* **Directions**
Count the lines that include the string "code", and give only that number.

— Begin Records provided —

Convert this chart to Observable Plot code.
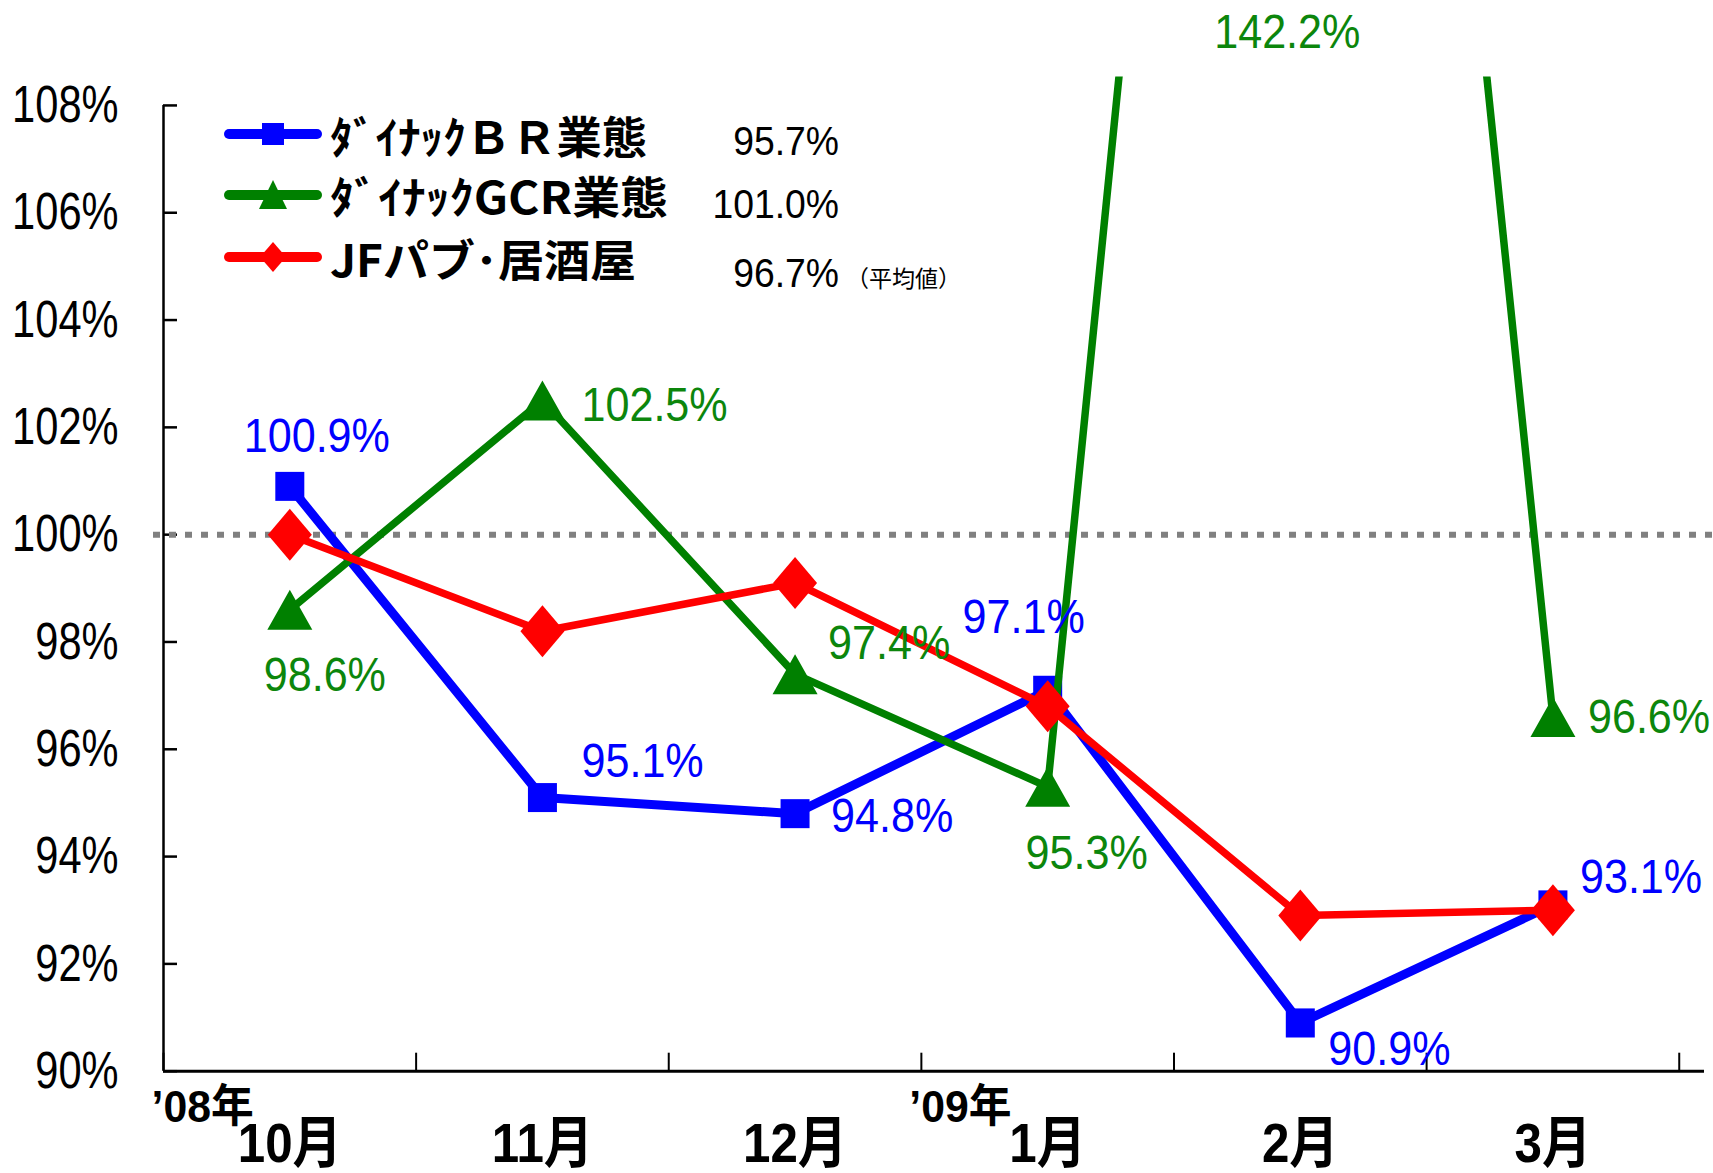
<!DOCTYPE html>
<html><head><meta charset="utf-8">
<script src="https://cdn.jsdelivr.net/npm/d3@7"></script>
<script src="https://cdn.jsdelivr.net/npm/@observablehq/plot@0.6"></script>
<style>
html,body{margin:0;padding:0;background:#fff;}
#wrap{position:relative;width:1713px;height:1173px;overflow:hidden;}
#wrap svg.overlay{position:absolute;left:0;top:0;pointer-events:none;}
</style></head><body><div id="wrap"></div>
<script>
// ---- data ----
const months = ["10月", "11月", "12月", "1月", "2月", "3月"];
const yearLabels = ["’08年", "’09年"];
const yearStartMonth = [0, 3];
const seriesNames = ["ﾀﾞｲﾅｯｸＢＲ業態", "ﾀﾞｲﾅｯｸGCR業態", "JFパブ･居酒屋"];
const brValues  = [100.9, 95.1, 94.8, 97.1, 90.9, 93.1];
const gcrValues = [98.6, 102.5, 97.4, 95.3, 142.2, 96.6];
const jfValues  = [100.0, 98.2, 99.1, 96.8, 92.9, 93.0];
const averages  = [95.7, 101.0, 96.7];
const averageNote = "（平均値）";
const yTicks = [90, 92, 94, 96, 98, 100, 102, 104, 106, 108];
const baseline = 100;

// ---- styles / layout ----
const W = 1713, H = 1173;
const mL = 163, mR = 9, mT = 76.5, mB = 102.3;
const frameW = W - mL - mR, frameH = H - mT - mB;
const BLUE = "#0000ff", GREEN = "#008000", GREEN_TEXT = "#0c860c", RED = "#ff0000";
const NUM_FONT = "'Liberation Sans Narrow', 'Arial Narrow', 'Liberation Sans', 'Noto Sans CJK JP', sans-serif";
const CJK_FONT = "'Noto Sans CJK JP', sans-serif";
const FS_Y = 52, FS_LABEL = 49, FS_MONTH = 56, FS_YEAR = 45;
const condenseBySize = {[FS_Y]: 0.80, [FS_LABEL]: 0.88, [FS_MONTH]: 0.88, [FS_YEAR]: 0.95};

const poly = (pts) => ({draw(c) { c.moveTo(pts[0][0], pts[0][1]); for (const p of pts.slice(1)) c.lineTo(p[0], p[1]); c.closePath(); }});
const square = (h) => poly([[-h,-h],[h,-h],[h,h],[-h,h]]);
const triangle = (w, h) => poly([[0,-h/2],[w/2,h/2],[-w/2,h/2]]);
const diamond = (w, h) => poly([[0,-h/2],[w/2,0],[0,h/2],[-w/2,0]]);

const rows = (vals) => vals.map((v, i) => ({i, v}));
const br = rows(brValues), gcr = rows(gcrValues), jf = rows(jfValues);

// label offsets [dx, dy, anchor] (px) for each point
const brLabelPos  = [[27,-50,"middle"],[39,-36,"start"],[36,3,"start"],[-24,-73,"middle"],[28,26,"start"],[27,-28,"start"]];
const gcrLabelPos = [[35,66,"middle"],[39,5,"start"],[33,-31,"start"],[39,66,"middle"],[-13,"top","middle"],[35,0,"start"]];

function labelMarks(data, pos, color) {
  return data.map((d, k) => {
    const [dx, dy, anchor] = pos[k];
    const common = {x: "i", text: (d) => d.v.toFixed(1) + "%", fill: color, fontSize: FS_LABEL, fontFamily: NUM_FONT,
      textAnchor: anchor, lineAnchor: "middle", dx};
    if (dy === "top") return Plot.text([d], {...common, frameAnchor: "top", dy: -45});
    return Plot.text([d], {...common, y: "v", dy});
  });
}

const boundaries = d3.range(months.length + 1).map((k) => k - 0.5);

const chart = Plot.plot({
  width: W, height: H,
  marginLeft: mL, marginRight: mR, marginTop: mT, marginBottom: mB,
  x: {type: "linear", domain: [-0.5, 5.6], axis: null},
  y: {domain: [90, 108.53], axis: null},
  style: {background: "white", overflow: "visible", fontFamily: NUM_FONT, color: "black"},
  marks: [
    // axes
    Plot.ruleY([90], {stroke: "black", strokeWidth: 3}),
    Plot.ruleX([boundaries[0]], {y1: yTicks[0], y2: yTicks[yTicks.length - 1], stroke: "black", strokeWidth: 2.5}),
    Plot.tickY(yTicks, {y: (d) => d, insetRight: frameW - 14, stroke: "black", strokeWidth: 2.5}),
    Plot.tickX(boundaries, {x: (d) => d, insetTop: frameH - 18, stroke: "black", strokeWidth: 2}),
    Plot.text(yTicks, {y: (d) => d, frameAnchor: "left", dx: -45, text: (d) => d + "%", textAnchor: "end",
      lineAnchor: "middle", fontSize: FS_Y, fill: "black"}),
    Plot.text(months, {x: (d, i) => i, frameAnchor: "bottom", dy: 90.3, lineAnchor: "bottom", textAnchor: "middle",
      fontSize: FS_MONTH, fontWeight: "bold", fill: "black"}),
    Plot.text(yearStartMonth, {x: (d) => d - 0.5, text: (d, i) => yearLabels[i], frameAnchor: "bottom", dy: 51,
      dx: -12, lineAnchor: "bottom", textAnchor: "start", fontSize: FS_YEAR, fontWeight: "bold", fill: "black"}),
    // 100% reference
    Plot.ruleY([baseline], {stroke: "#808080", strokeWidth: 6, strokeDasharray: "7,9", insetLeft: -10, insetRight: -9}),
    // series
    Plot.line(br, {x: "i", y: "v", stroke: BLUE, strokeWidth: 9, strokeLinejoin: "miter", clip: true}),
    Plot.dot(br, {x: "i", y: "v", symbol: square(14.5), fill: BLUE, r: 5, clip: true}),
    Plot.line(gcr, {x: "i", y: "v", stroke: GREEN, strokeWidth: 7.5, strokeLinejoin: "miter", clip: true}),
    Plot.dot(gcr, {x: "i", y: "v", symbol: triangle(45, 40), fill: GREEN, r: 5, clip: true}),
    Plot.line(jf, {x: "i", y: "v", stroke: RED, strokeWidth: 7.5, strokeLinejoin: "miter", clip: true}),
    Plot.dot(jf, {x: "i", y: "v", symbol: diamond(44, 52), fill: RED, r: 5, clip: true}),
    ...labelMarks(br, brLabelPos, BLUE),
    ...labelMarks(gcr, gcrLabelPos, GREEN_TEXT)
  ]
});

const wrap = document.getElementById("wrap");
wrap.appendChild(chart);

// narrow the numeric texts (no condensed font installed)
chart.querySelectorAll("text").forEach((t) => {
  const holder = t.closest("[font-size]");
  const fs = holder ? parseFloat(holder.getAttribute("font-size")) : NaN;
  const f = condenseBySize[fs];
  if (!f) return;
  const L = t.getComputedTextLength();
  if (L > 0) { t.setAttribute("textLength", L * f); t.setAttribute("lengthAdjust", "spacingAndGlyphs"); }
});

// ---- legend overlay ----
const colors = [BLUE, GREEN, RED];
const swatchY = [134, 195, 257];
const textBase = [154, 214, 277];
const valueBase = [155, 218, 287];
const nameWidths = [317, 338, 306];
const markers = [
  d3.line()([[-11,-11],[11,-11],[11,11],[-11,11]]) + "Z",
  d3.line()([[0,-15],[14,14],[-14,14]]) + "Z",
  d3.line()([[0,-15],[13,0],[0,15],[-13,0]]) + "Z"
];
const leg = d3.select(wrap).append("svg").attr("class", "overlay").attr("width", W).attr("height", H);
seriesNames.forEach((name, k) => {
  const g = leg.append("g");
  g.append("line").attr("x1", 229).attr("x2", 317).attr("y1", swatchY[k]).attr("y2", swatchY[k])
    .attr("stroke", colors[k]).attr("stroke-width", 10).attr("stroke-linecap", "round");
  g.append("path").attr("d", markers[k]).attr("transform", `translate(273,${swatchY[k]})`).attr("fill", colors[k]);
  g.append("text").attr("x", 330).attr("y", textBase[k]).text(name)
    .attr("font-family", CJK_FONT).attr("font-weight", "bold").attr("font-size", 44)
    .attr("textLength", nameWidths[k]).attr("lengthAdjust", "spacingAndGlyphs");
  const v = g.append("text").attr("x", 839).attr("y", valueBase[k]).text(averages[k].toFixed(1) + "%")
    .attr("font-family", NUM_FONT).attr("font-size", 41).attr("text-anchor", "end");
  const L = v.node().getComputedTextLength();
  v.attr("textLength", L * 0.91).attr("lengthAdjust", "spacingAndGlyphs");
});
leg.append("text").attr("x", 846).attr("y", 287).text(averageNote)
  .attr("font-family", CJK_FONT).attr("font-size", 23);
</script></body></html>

— End Records provided —
— Begin Records provided —

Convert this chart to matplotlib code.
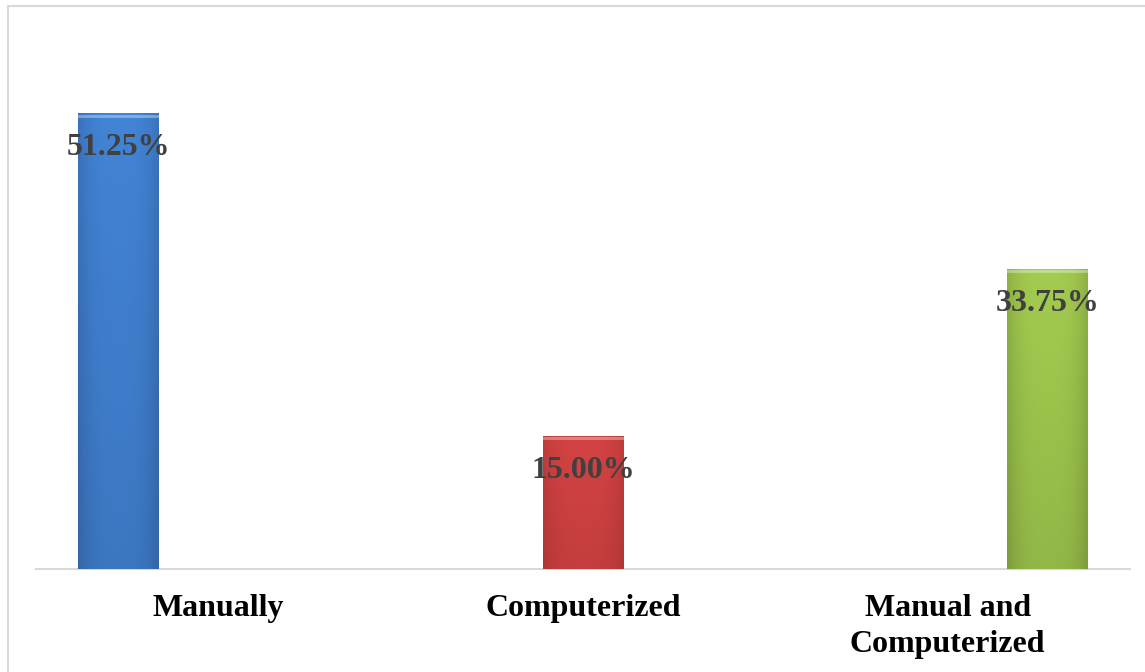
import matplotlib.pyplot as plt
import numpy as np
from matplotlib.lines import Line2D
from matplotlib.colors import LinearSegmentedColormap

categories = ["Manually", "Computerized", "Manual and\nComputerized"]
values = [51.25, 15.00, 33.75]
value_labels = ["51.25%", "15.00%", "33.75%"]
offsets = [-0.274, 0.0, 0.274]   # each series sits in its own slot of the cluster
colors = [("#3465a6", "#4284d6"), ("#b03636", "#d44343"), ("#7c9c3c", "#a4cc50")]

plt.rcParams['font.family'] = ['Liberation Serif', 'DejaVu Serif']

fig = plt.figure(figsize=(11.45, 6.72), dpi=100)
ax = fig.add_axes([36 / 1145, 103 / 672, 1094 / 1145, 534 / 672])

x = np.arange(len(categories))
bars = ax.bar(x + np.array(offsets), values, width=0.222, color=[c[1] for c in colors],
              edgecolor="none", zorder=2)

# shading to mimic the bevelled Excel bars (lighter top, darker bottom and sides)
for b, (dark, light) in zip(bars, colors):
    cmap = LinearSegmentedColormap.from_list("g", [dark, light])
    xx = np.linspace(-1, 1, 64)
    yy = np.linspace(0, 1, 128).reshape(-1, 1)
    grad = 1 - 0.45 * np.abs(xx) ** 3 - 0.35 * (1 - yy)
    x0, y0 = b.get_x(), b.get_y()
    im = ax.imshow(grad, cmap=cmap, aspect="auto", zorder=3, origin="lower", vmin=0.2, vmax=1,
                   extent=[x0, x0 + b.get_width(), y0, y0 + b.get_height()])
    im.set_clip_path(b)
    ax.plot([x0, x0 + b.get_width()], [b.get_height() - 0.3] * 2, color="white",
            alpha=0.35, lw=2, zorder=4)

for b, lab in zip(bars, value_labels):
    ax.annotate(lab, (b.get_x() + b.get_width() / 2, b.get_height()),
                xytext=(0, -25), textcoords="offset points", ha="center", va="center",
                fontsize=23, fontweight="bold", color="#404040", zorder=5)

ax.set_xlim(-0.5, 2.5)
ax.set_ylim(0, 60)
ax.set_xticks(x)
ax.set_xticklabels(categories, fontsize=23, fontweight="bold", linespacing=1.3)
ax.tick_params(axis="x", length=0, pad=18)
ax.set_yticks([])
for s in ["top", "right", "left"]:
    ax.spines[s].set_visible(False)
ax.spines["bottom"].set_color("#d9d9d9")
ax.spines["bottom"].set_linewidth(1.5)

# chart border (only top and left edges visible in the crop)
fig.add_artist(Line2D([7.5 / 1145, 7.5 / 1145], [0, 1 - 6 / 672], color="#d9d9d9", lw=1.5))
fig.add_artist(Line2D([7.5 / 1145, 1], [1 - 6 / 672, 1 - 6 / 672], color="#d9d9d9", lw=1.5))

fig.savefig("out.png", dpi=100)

— End Records provided —

* **Exercise response**
2